The concept for Haunt is simple, fun and a breeding ground for gore. It’s also the same basic plot as two other horror films from the last year and a half: Rooster Teeth’s Blood Fest and Gregory Plotkin’s Hell Fest. The logline for all three films reads like this:
On Halloween night, a group of friends go to a haunted house (or a festival), where the scares and violence are decidedly real.
And you know what? That’s a fun idea. I’m not certain if any of the films really hit it, but it’s a solid, interesting base to start from, even if it’s been done three times now. The movie in question, Haunt, stars Katie Stevens as Harper, a college girl trying to break up with her abusive boyfriend on Halloween. She goes to a party with her friends and on their way back to campus they see a setup for a haunted house. There’s a waiver, they have to surrender their phones, and oh, yeah, the guy at the front has a scary clown mask and doesn’t actually speak to them.
It seems like fun, at first. Some light jump scares with fake skeletons, a maze where the group gets seperated, and some extremely creepy stuff involving getting inside a coffin. It’s soon revealed when the group reconnects, sans one friend, that the haunted house is not a game. Their missing friend is murdered in front of them, and from then on it’s a race to get out of the booby trapped warehouse and escape the masked people trying to kill them. (Which I’m extremely interested in, but the film offers no real explanation for them and doesn’t seem to care how they came to be.)

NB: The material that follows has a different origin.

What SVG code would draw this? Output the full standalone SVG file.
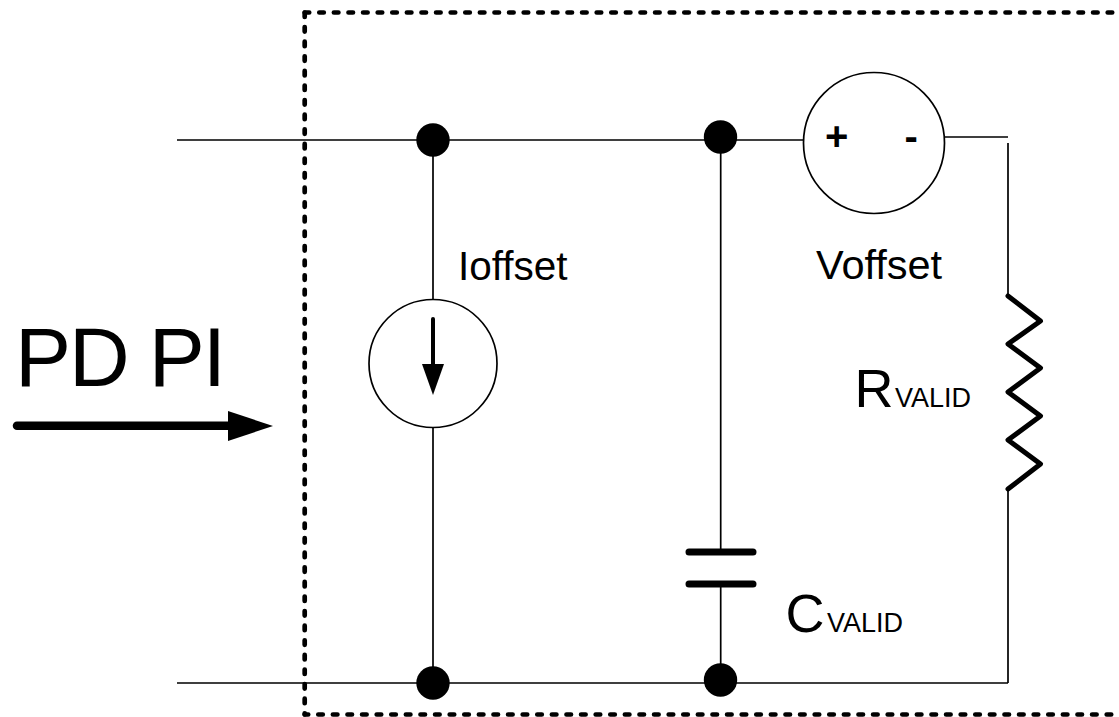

What’s nice about Haunt, though, is also its undoing. The film keeps moving which, for this type of horror film, is always great. It’s less than 90 minutes and by the time we’re a third of the way in, a friend is dead, a couple people are injured, and the desperate escape begins. The film never lets up with the violence, horror and creepiness. But it also gives us nothing about the characters to hold onto. Which, I’m actually fine with - I don’t need to know everything about these characters with a movie like this. Broad strokes are fine. Except with Harper. If you’re going to make a final girl, I want to actually know about her - especially since a final girl’s history is usually what makes her an excellent one.

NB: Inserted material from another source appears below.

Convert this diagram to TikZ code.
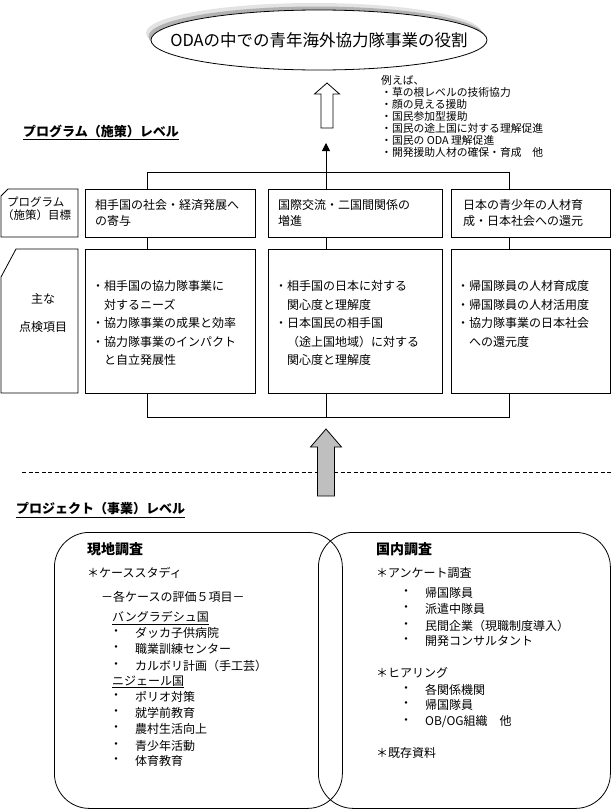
\documentclass[tikz,border=0pt]{standalone}
\usepackage{fontspec}
\setmainfont{Noto Sans CJK JP}
\usetikzlibrary{
  arrows.meta,
  positioning,
  shadows,
  shapes.geometric,
}
\tikzstyle{link} = [line width=0.8pt]
\tikzstyle{box} = [
  draw,
  line width=0.8pt,
  rectangle,
  anchor=north west,
  inner sep=0pt,
]
\tikzstyle{survey} = [
  draw,
  line width=0.8pt,
  rectangle,
  rounded corners=35pt,
  anchor=north west,
  inner sep=0pt,
]
\tikzstyle{goal} = [
  ellipse,
  draw,
  line width=0.8pt,
  fill=white,
  minimum width=336pt,
  minimum height=60pt,
  drop shadow={shadow xshift=-5pt, shadow yshift=7pt, fill=gray!22, opacity=1},
  drop shadow={shadow xshift=-2.5pt, shadow yshift=3.5pt, fill=gray!60, opacity=1},
]
\tikzstyle{txt} = [anchor=base west, inner sep=0pt, align=left, font=\fontsize{12}{16}\selectfont]
\tikzstyle{item} = [anchor=west, inner sep=0pt, font=\fontsize{12}{14}\selectfont]
\tikzstyle{level} = [anchor=west, inner sep=0pt, font=\fontsize{13}{15}\selectfont\bfseries]

\begin{document}
\begin{tikzpicture}[x=1pt, y=-1pt]
        \useasboundingbox (0,0) rectangle (612,811);

        \node [goal] (role) at (319,40) {};
        \node [font=\fontsize{16.5}{18}\selectfont] (roletext) at (role.center)
              {ODAの中での青年海外協力隊事業の役割};

        \coordinate (uptip) at (327,83);
        \draw [link, fill=white] (uptip) -- ++(12.5,11) -- ++(-6.5,0) -- ++(0,34)
              -- ++(-12,0) -- ++(0,-34) -- ++(-6.5,0) -- cycle;

        \node [txt, font=\fontsize{10.8}{12}\selectfont] (examples) at (381,156)
              {例えば、\\・草の根レベルの技術協力\\・顔の見える援助\\・国民参加型援助\\%
               ・国民の途上国に対する理解促進\\・国民の ODA 理解促進\\・開発援助人材の確保・育成　他};

        \node [level] (proglevel) at (23,132) {\underline{プログラム（施策）レベル}};

        \coordinate (jl) at (147,172);
        \coordinate (jm) at (326,172);
        \coordinate (jr) at (509,172);
        \coordinate (pointer) at (326,143);
        \draw [link] (jl) -- (jr);
        \draw [link, -{Triangle[width=8pt,length=8pt]}] (jm) -- (pointer);

        \draw [link] (1,196) -- (8,189) -- (78,189) -- (78,237) -- (1,237) -- cycle;
        \node [txt, font=\fontsize{11.5}{13}\selectfont] (goallabel) at (7,219)
              {プログラム\\\hspace*{-5pt}（施策）目標};

        \node [box, minimum width=170pt, minimum height=48pt] (goal1) at (85,189) {};
        \node [box, minimum width=174pt, minimum height=48pt] (goal2) at (268,189) {};
        \node [box, minimum width=159pt, minimum height=48pt] (goal3) at (451,189) {};

        \node [txt] (goal1text) at (95,225.5) {相手国の社会・経済発展へ\\の寄与};
        \node [txt] (goal2text) at (278,225.5) {国際交流・二国間関係の\\増進};
        \node [txt] (goal3text) at (463,225.5) {日本の青少年の人材育\\成・日本社会への還元};

        \draw [link] (jl) -- (jl |- goal1.north);
        \draw [link] (jm) -- (jm |- goal2.north);
        \draw [link] (jr) -- (jr |- goal3.north);

        \draw [link] (1,277) -- (16,249) -- (78,249) -- (78,393) -- (1,393) -- cycle;
        \node [item] (checklabel1) at (31,299) {主な};
        \node [item] (checklabel2) at (19,327) {点検項目};

        \node [box, minimum width=170pt, minimum height=144pt] (check1) at (85,249) {};
        \node [box, minimum width=174pt, minimum height=144pt] (check2) at (268,249) {};
        \node [box, minimum width=159pt, minimum height=144pt] (check3) at (451,249) {};

        \node [txt, font=\fontsize{12}{18.5}\selectfont] (check1text) at (92,364.5)
              {・相手国の協力隊事業に\\\hspace*{1em}対するニーズ\\・協力隊事業の成果と効率\\%
               ・協力隊事業のインパクト\\\hspace*{1em}と自立発展性};
        \node [txt, font=\fontsize{12}{18.5}\selectfont] (check2text) at (275,364.5)
              {・相手国の日本に対する\\\hspace*{1em}関心度と理解度\\・日本国民の相手国\\%
               \hspace*{1em}（途上国地域）に対する\\\hspace*{1em}関心度と理解度};
        \node [txt, font=\fontsize{12}{18.5}\selectfont] (check3text) at (457,346)
              {・帰国隊員の人材育成度\\・帰国隊員の人材活用度\\・協力隊事業の日本社会\\%
               \hspace*{1em}への還元度};

        \draw [link] (goal1.south -| jl) -- (check1.north -| jl);
        \draw [link] (goal2.south -| jm) -- (check2.north -| jm);
        \draw [link] (goal3.south -| jr) -- (check3.north -| jr);

        \coordinate (bl) at (147,417);
        \coordinate (bm) at (326,417);
        \coordinate (br) at (509,417);
        \draw [link] (check1.south -| bl) -- (bl) -- (br) -- (check3.south -| br);
        \draw [link] (check2.south -| bm) -- (bm);

        \draw [link, dash pattern=on 4pt off 2.5pt] (22,472) -- (612,472);

        \coordinate (gtip) at (326,429);
        \draw [link, fill=gray!50] (gtip) -- ++(15.5,18) -- ++(-7,0) -- ++(0,49)
              -- ++(-17,0) -- ++(0,-49) -- ++(-7,0) -- cycle;

        \node [level] (projlevel) at (16,510) {\underline{プロジェクト（事業）レベル}};

        \node [survey, minimum width=288pt, minimum height=276pt] (field) at (54,532) {};
        \node [survey, minimum width=292pt, minimum height=276pt] (home) at (318,532) {};

        \node [item, font=\fontsize{14}{16}\selectfont\bfseries] (fieldtitle) at (87,549) {現地調査};
        \node [item] (casestudy) at (87,573) {＊ケーススタディ};
        \node [item] (fiveitems) at (101,597) {－各ケースの評価５項目－};
        \node [item] (bangladesh) at (112,618) {\underline{バングラデシュ国}};
        \foreach \t/\y [count=\i] in {ダッカ子供病院/633, 職業訓練センター/649, カルボリ計画（手工芸）/666} {
          \node [item, anchor=center] (bddot\i) at (116,\y) {・};
          \node [item] (bd\i) at (135,\y) {\t};
        }
        \node [item] (niger) at (112,682) {\underline{ニジェール国}};
        \foreach \t/\y [count=\i] in {ポリオ対策/697, 就学前教育/713, 農村生活向上/729, 青少年活動/746, 体育教育/761} {
          \node [item, anchor=center] (ngdot\i) at (116,\y) {・};
          \node [item] (ng\i) at (135,\y) {\t};
        }

        \node [item, font=\fontsize{14}{16}\selectfont\bfseries] (hometitle) at (376,549) {国内調査};
        \node [item] (questionnaire) at (376,573) {＊アンケート調査};
        \foreach \t/\y [count=\i] in {帰国隊員/593, 派遣中隊員/609, 民間企業（現職制度導入）/626, 開発コンサルタント/641} {
          \node [item, anchor=center] (qdot\i) at (406,\y) {・};
          \node [item] (q\i) at (425,\y) {\t};
        }
        \node [item] (hearing) at (376,673) {＊ヒアリング};
        \foreach \t/\y [count=\i] in {各関係機関/690, 帰国隊員/705, {OB/OG組織　他}/722} {
          \node [item, anchor=center] (hdot\i) at (406,\y) {・};
          \node [item] (h\i) at (425,\y) {\t};
        }
        \node [item] (records) at (376,753) {＊既存資料};
      \end{tikzpicture}
\end{document}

The film is so short, but I could have done with another fifteen minutes to actually show more of Harper’s past. The flashbacks are lacking, ugly compared to the rest of the film and confusing to boot when you get to the escape room scene. Happy Death Day (and its sequel) is a much better example of taking a character who we meet as a fully formed, broken person, and giving them and their actions meaning through backstory. And you know what? That movie is only 10 minutes longer than Haunt. It’s totally doable.
Ultimately, Haunt is fine. It’s a serviceable, schlocky horror film, and sometimes that’s just what you need. Katie Stevens is a star, I just want to see her in something like this where we get to care deeply about her character, because I just don’t here. And only time will tell if A Quiet Place was an anomaly in Beck’s & Woods’s careers. It’s very possible it is, but at least Haunt is fun. As long as they keep making fun stuff, I think that might be okay.